Ao longo das paredes perpendiculares aos vigamentos dos sobrados assentavam-se as vigas A, denominadas frechais, com secção aproximada de 0,10 x 0,14 m, ficando recolhidas cerca de 0,05 m em relação ao paramento interior da parede de alvenaria a construir. Esta dimensão correspondia à espessura dos prumos B, que eram pregados na face externa dos frechais, como se mostra em A'. Estes prumos definiam os vãos das paredes e, quando a distância entre eles era superior a 0,90 m, colocavam-se outros prumos intermédios, ligados como os anteriores aos frechais de dois andares consecutivos. A altura dos prumos atingia por vezes o pé-direito de mais de um piso do edifício. Os prumos eram contraventados por trevassanhos, C, na parte de armação correspondente aos nembos. Por sua vez os trevassanhos fixavam-se nos cantos, ou faces mais estreitas, dos prumos virados para o exterior, através de um entalhe a meia madeira e pregos-de-telhado pregos quadrados com 4,5mm de lado e comprimento de 4'' (1''=2,54cm).
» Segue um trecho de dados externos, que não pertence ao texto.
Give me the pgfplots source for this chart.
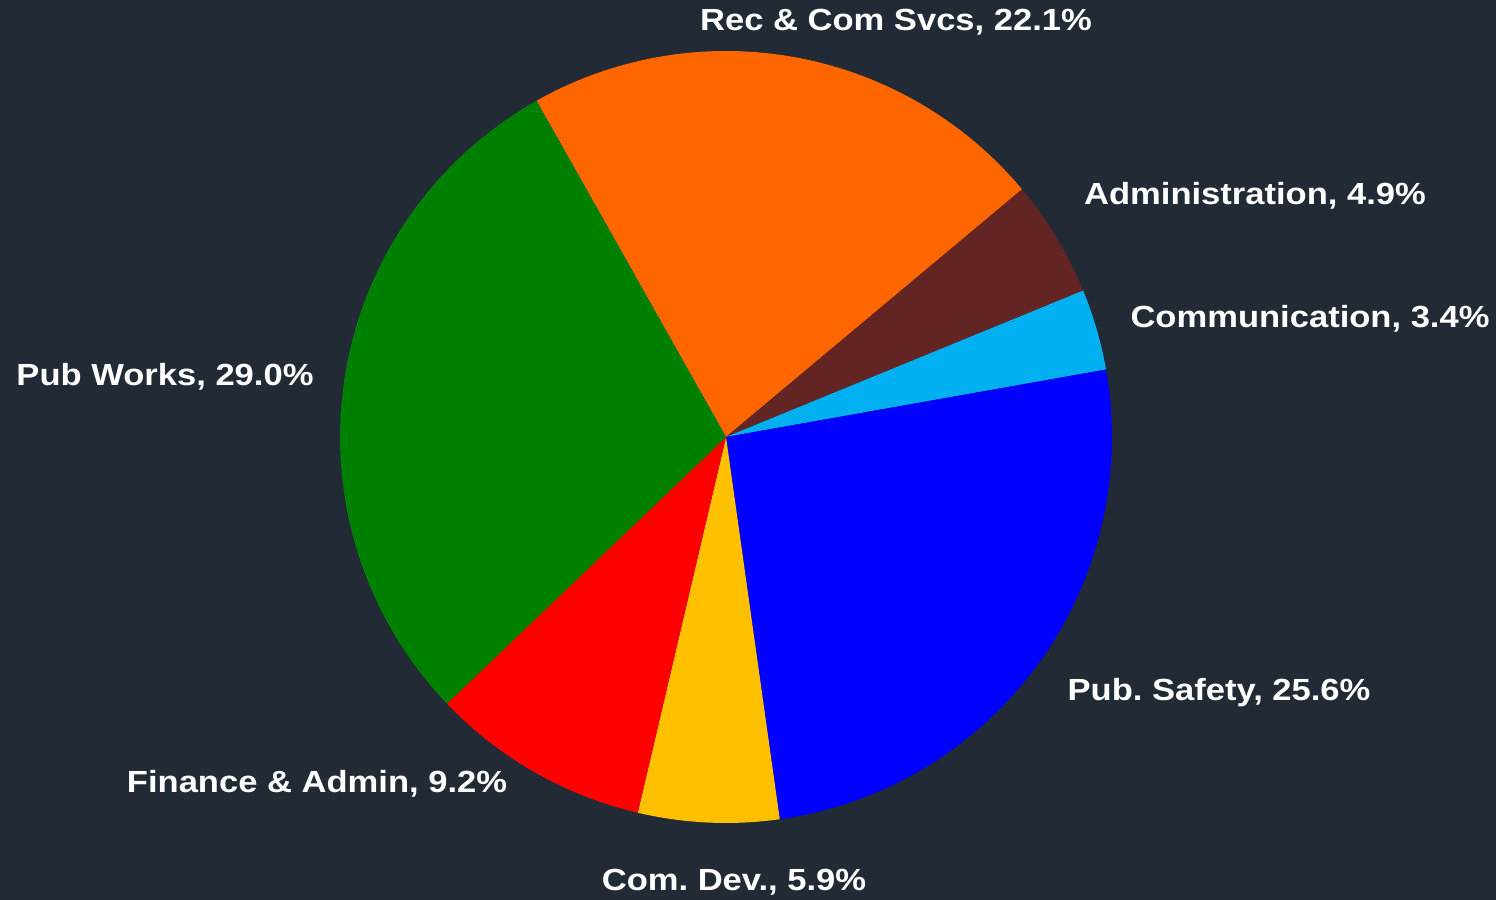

As vergas, D, e os peitoris formavam o contraventamento horizontal na parte referente aos vãos. Contudo, os peitoris apenas eram empregues nas paredes de tardoz e nas empenas, quando feitas em forma de frontal. Os pendurais, p, ligavam as vergas ao frechal imediatamente superior, conforme se representa nos pormenores B' e C'. As vergas, v, representadas no pormenor B', fixavam-se aos prumos por meio de orelhas derrabadas com malhete, virados para o interior do edifício, nos cantos dos prumos, cuja oscilação era impedida por travadouras, t, feitas de costaneiras ordinárias pregadas ao lado de dentro da gaiola, e t', fixas ao vigamento do sobrado. Estes elementos eram construídos em conjunto com a parede.
Previamente à sua colocação, faziam-se nos prumos os necessários entalhes para a ligação dos frechais e consolidação das ligações de todos os elementos referidos.
Quando ocorria a diminuição de espessura das paredes de uns andares para outros, por meio de ressaltos, encastravam-se entre duas vigas, v, os troços de vigas, C, designadas por chincharéis, sobre as quais assentavam os prumos do novo pavimento que, na parte superior, se ligavam ao frechal, r, do pavimento imediato.
Sobre o vigamento do sobrado do último pavimento assentava-se o contrafrechal, EE, no qual apoiavam as varas da etsrutura (madeiramento) do telhado.
Para dar solidez adequada à gaiola empregavam-se habitualmente prumos com secções de 0,14 ou 0,15 m por 0,08 a 0,10 m. No caso de serem feitas com tábuas de casquinha, de um fio ao baixo, os prumos tinham secção de 0,11 x 0,075 m2. Estas meias tábuas também se utilizavam como travadouras, embora se recorresse com maior frequência a barrotes com 0,14 x 0,08m2, ou tábuas de pinho da terra, para esse efeito.
Os trevassanhos e as vergas tinham em geral uma secção de 0,14 x 0,08m2 e os pendurais de 0,10 x 0,07m2.
Nos pontos de maior concentração de esforços era habitual reforçarem-se as ligações entre as peças de madeira com cintas de ferro. A ligação entre a gaiola e a alvenaria era conseguida por meio de peças de madeira, m, designadas por mãos, solidamente emalhetadas em diferentes alturas dos prumos e nos travessanhos.
Quando o frechal atravessava um vão muito grande, recorria-se a um sistema de degradação de cargas. Com efeito para evitar a deformação por flexão do frechal devido à carga sobre ele aplicada, esta era degradada através de um sistema constituído por um reforço designado por boneca, e por escoras transmitindo assim os esforços para os respectivos prumos.
Nos casos raros em que não se utilizava a gaiola na construção das paredes, eram introduzidos na alvenaria elementos de madeira, designados por tacos, que ficavam à face do paramento interior sobre os quais se pregavam diversos elementos, como os alizares, rodapés, etc., que deviam estar fixos às paredes".